Taxibeat Raises $4M From Hummingbird
Taxibeat, an iOS and Android taxi app with an innovative approach to hailing a cab (which works particularly well in emerging markets), has secured a new $4 million funding round from London-based Hummingbird Ventures. The startup previously raised $3 million from private investors and has been expanding its services across urban centres in European cities like Athens and Paris, and in Latin America, including Mexico City, Rio de Janeiro and, most recently, Sao Paulo. Founded in Athens in May, 2011, Taxibeat says it currently serves $40 million (USD) in taxi cab transactions annually and is growing at a rate of 18 percent month over month. We covered their formal launch at Le Web last year.

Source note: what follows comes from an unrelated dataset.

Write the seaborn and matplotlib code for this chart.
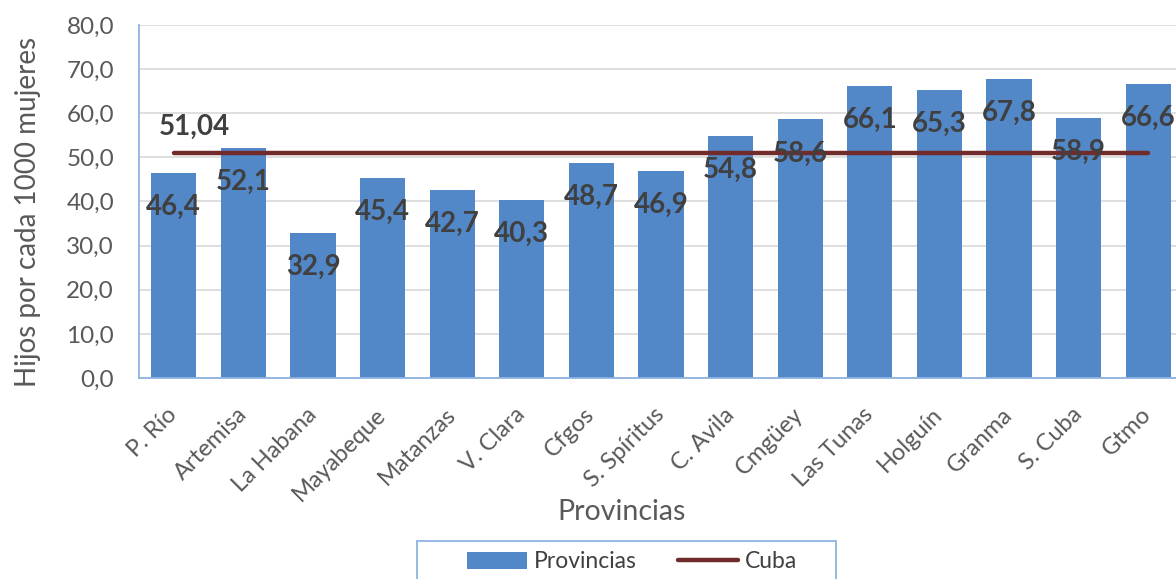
import matplotlib
matplotlib.use("Agg")
import matplotlib.pyplot as plt
import seaborn as sns
import pandas as pd
import numpy as np
from matplotlib.patches import Rectangle, Patch
from matplotlib.lines import Line2D

provincias = ["P. Río", "Artemisa", "La Habana", "Mayabeque", "Matanzas", "V. Clara",
              "Cfgos", "S. Spíritus", "C. Avila", "Cmgüey", "Las Tunas", "Holguín",
              "Granma", "S. Cuba", "Gtmo"]
valores = [46.4, 52.1, 32.9, 45.4, 42.7, 40.3, 48.7, 46.9, 54.8, 58.6, 66.1, 65.3, 67.8, 58.9, 66.6]
cuba_valor = 51.04
y_ticks = [0, 10, 20, 30, 40, 50, 60, 70, 80]

def coma(v, d=1):
    return f"{v:.{d}f}".replace(".", ",")

sns.set_theme(style="white")
plt.rcParams['font.family'] = ['Lato', 'DejaVu Sans']

BAR = "#5288C8"
LINE = "#722B2B"
GRAY = "#595959"
DARK = "#404040"

fig = plt.figure(figsize=(11.76, 5.79), dpi=100)
W, H = 1176, 579
ax = fig.add_axes([139 / W, 1 - 378 / H, 1044 / W, 353 / H])

df = pd.DataFrame({"Provincia": provincias, "Valor": valores})
sns.barplot(data=df, x="Provincia", y="Valor", color=BAR, saturation=1, width=0.65,
            linewidth=0, ax=ax, zorder=2)
xs = np.arange(len(provincias))
sns.lineplot(x=xs, y=[cuba_valor] * len(provincias), color=LINE, linewidth=3.2,
             ax=ax, zorder=3)

ax.set_xlim(-0.5, len(provincias) - 0.5)
ax.set_ylim(0, 80)
ax.set_yticks(y_ticks)
ax.set_yticklabels([coma(t) for t in y_ticks])
ax.yaxis.grid(True, color="#D9D9D9", linewidth=1.2, zorder=0)
ax.set_axisbelow(True)
for s in ["top", "right"]:
    ax.spines[s].set_visible(False)
for s in ["left", "bottom"]:
    ax.spines[s].set_color("#8DB3E2")
    ax.spines[s].set_linewidth(1.3)
ax.tick_params(axis="y", length=0, pad=18, labelsize=17.5, labelcolor=GRAY)
ax.tick_params(axis="x", length=0, pad=24, labelsize=17, labelcolor=GRAY)
for lab in ax.get_xticklabels():
    lab.set_rotation(45)
    lab.set_ha("right")
    lab.set_va("center")
    lab.set_rotation_mode("anchor")
ax.set_xlabel("")
ax.set_ylabel("")

# data labels
for i, v in enumerate(valores):
    ax.annotate(coma(v), (i, v), xytext=(0, -34 * 0.72), textcoords="offset points",
                ha="center", va="center", fontsize=20, fontweight="bold", color=DARK,
                zorder=4)
ax.annotate(coma(cuba_valor, 2), (0, cuba_valor), xytext=(21 * 0.72, 26 * 0.72),
            textcoords="offset points", ha="center", va="center", fontsize=20,
            fontweight="bold", color=DARK, zorder=4)

fig.text(622 / W, 1 - 512 / H, "Provincias", ha="center", va="center",
         fontsize=20.5, color=GRAY)
fig.text(28 / W, 1 - 212 / H, "Hijos por cada 1000 mujeres", ha="center", va="center",
         rotation=90, fontsize=20, color=GRAY)

# legend
handles = [Patch(facecolor=BAR, edgecolor="none"),
           Line2D([], [], color=LINE, linewidth=3.2)]
leg = fig.legend(handles, ["Provincias", "Cuba"], loc="center",
                 bbox_to_anchor=(632 / W, 1 - 562 / H), ncol=2, frameon=False,
                 fontsize=16.5, handlelength=2.6, handleheight=0.75, handletextpad=0.3,
                 columnspacing=1.8)
for t in leg.get_texts():
    t.set_color(DARK)
fig.patches.append(Rectangle((417 / W, -0.01), (836 - 417) / W, (579 - 541) / H + 0.01,
                             transform=fig.transFigure, fill=False,
                             edgecolor="#8DB3E2", linewidth=1.3))

fig.savefig("out.png", dpi=100)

Now, while there are plenty of taxi apps (Easy Taxi, Hailo, myTaxi, GetTaxi, you name it) Taxibeat has a genuinely different approach. Whereas most apps simply find the nearest available taxi that can pick you up – a method which works fine in developed countries where the the taxis are already regulated – Taxibeat allows you to pick the taxi driver that you prefer, based your preferences and the ratings from previous customers. That means it works very well in booming emerging markets, where formal regulation and oversight of taxis remains thin on the ground. It could even give some apps like Lyft a run for their money.
On the flip side, it puts the drivers much more in control of their brand and business. On Hailo and others, all they can do is a have a very simply profile and get rated by stars. On Taxibeat, the driver has the opportunity to sell themselves. Drivers get full profiles (i.e. spoken languages, types of cars and interior amenities) allowing them to build up a repeat customer base. Want wifi and on-bard phone charging? Want to take your dog with you? Taxibeat allows drivers to display this. The taxi drivers pay a small commission on rides they earn through Taxibeat,
Nikos Drandakis, Taxibeat founder and CEO says Taxibeat makes vying for customers competitive because it does more than strip out the call to the taxi operator or create a simple ‘blind date’ between passengers and drivers. This is more like Airbnb for Taxis.
Mexico City licenses 100,000 taxis, while Sao Paulo and Rio de Janeiro license 31,000 and 28,000 taxis, respectively. So there is plenty of opportunity for Taxibeat to do well there.